Monday, October 20, 2008

Two Perfect Examples Of Media Spin

First, a little fun exercise, then I will give you a couple of examples of spin:


(Left to Right, Top to Bottom: David Brooks, NY Times; John Meacham, Newsweek; Andrea Mitchell, MSNBC; Joe Scarborough, former Republican congressman, MSNBC; Chuck Todd, MSNBC)

That is the discussion panel on yesterday's Meet The Press. Can you spot the liberal in the picture above? No? Exactly. Let's move on.

MSNBC and CNN are often accused of being in the tank for Barack Obama by McCain supporters. Progressive writer David Sirota's theory is that "objectivity in the media today is defined as worshiping the status quo, denigrating popular uprisings, and serving as stenographers to power, celebrity and money." There is much to agree with that assessment.

My theory is simply this: the media bloviates, a lot (it is hard to fill a 24 hour news cycle with intelligent, thoughtful analysis, but not impossible). Media "contributors," as they have come to be known these days, are generally lazy when it comes to doing intelligent, fact-based analysis. Much easier to pull "facts" straight out of one's ass than to do actual research. Add to that sad truth the fact that the media has to find balance where there is none, lest it should be accused of bias, and all bets are off.

Here are a couple of examples of spin and fabricated balance (whether it's intentional or reflexive, it does not matter.)

On yesterday's Meet The Press, Andrea Mitchell, MSNBC contributor and wife of Alan Greenspan, had this to say about negative ads.

SEN. JOHN McCAIN (R-AZ): I said it at the last debate. I'm not George Bush. It's--if, if Senator Obama wants to run against George Bush, he should have run for president four years ago.

MR. BROKAW: Can [the Obama campaign] continue to tag John McCain with George Bush?

MS. MITCHELL: They can, and, in fact, they're doing it with a remarkably negative ad. I mean, we talk a lot about the negativity on the Republican side. But the fact is that Barack Obama has so much more money, and some of these targeted ads, one that they unveiled on Thursday and Friday of this week and it's on national television, has John McCain in his own words saying, in another interview, in another context, "I voted, I supported George Bush 90 percent of the time." So they've got him on videotape. And the fact is, that this ad is running and running and running.

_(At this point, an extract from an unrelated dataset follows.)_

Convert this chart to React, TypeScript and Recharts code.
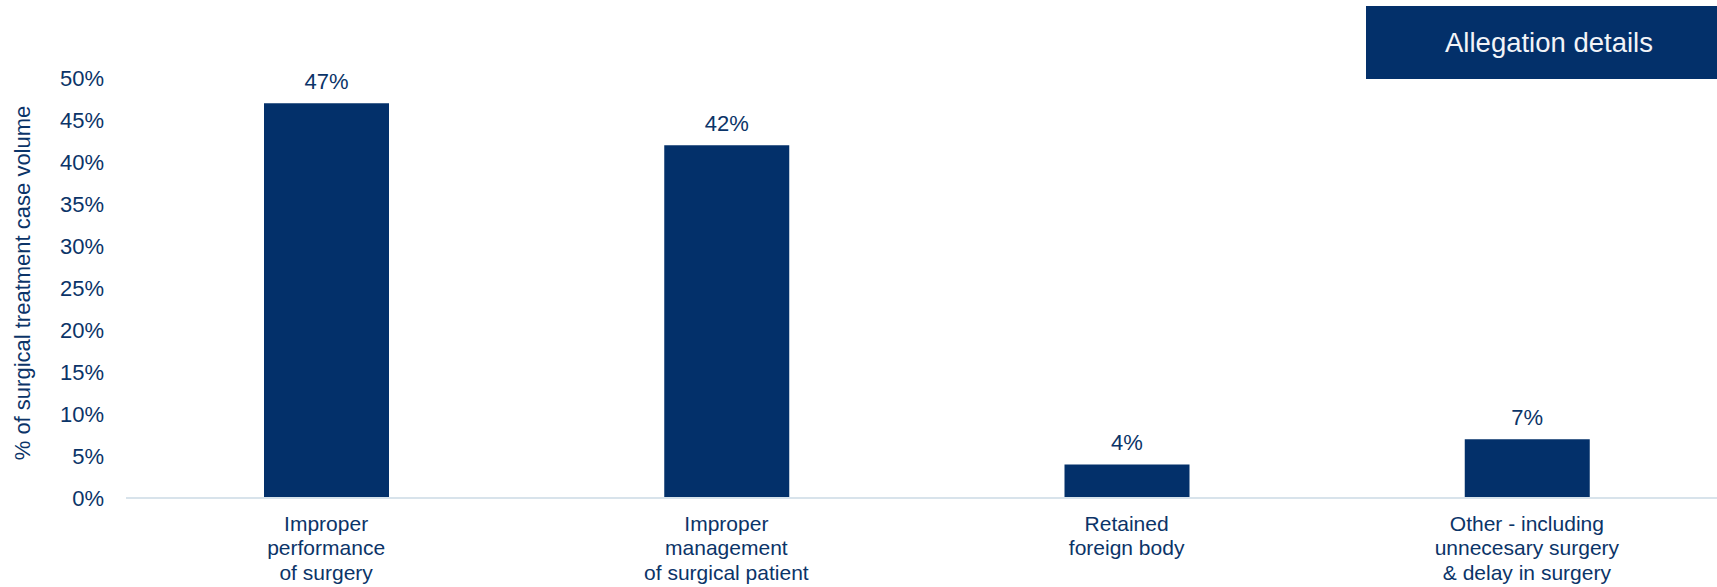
import { Bar, BarChart, LabelList, XAxis, YAxis } from "recharts";

const categories = [
  ["Improper", "performance", "of surgery"],
  ["Improper", "management", "of surgical patient"],
  ["Retained", "foreign body"],
  ["Other - including", "unnecesary surgery", "& delay in surgery"],
];
const shares = [47, 42, 4, 7];
const yTicks = [0, 5, 10, 15, 20, 25, 30, 35, 40, 45, 50];

const navy = "#03306A";
const textColor = "#0B3468";
const font = "'Liberation Sans', Arial, sans-serif";

const data = categories.map((lines, i) => ({ name: lines.join(" "), value: shares[i] }));

function CategoryTick(props: any) {
  const { x, y, index } = props;
  const lines = categories[index] || [];
  return (
    <text x={x} y={y} textAnchor="middle" fill={textColor} fontSize={21} fontFamily={font}>
      {lines.map((line, i) => (
        <tspan key={i} x={x} dy={i === 0 ? 24.5 : 24.5}>
          {line}
        </tspan>
      ))}
    </text>
  );
}

function AxisTitle(props: any) {
  const { viewBox } = props;
  const cx = 22;
  const cy = viewBox.y + viewBox.height / 2 - 5;
  return (
    <text
      x={cx}
      y={cy}
      transform={`rotate(-90, ${cx}, ${cy})`}
      textAnchor="middle"
      dominantBaseline="central"
      fill={textColor}
      fontSize={22}
      fontFamily={font}
    >
      % of surgical treatment case volume
    </text>
  );
}

export default function App() {
  return (
    <div style={{ position: "absolute", left: 0, top: 0, width: 1717, height: 587, overflow: "hidden", background: "#fff" }}>
      <BarChart
        width={1740}
        height={587}
        data={data}
        margin={{ top: 78, right: 13, left: 0, bottom: 0 }}
        style={{ fontFamily: font }}
      >
        <XAxis
          dataKey="name"
          height={89}
          interval={0}
          tickLine={false}
          axisLine={{ stroke: "#D8E3EB", strokeWidth: 2 }}
          tick={<CategoryTick />}
        />
        <YAxis
          width={126}
          domain={[0, 50]}
          ticks={yTicks}
          interval={0}
          tickLine={false}
          axisLine={false}
          tickMargin={16}
          tickFormatter={(v) => `${v}%`}
          tick={{ fill: textColor, fontSize: 22, fontFamily: font }}
          label={<AxisTitle />}
        />
        <Bar dataKey="value" fill={navy} barSize={125} isAnimationActive={false}>
          <LabelList
            dataKey="value"
            position="top"
            offset={14}
            formatter={(v: any) => `${v}%`}
            fill={textColor}
            fontSize={22}
            fontFamily={font}
          />
        </Bar>
      </BarChart>
      <div
        style={{
          position: "absolute",
          left: 1366,
          top: 6,
          width: 366,
          height: 73,
          background: navy,
          color: "#F2F4F8",
          fontFamily: font,
          fontSize: 27.5,
          display: "flex",
          alignItems: "center",
          justifyContent: "center",
        }}
      >
        Allegation details
      </div>
    </div>
  );
}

OK. Let's cut straight through the crap. What Mitchell is essentially saying is that both campaigns are running negative campaigns. To some extent, that is true. But while McCain is running robo-calls in battleground states that falsely paint Obama as a friend of terrorists (Bill Ayers), the Obama campaign is running an ad that ties McCain with Bush. Mitchell defines it as "remarkably negative." What is remarkably negative about it? Simply the fact that the ad ties McCain with Bush. Does it do so using the same unsubstantiated allegations and innuendos that McCain is using in the "Ayers is a terrorist is Obama's friend" robo-calls? No, it simply shows McCain boasting that he voted with President Bush over 90% of time, more than many of his Republican colleagues. Mitchell's conclusion? A remarkably negative ad. Watch.



I don't know about you, but I see a world of difference between telling lies (negative tactic) and underscoring the fact that your opponent boasted that he supported the president more than 90% of the time (thus "stepping in it".) But a supposedly pro-Obama journalist is oblivious to the difference.

Then, just this morning, I heard Bill Schneider, CNN political analyst, explain the tightening in the polls that seems to be happening with this rationale (and I paraphrase using my best recollection of Schneider's statement): Sen. McCain has made a powerful argument in the debate that he is not President Bush.

How? By claiming that he is not President Bush in last week's debate. Really.

Bill, Bill, Bill. I looked up your profile on Wikipedia. You just turned 64 (happy belated birthday!). Don't you know the difference between an argument and a claim? (And an unsubstantiated claim, at that.) Or did you think that McCain was simply saying: "my birth certificate and the president's are totally different?"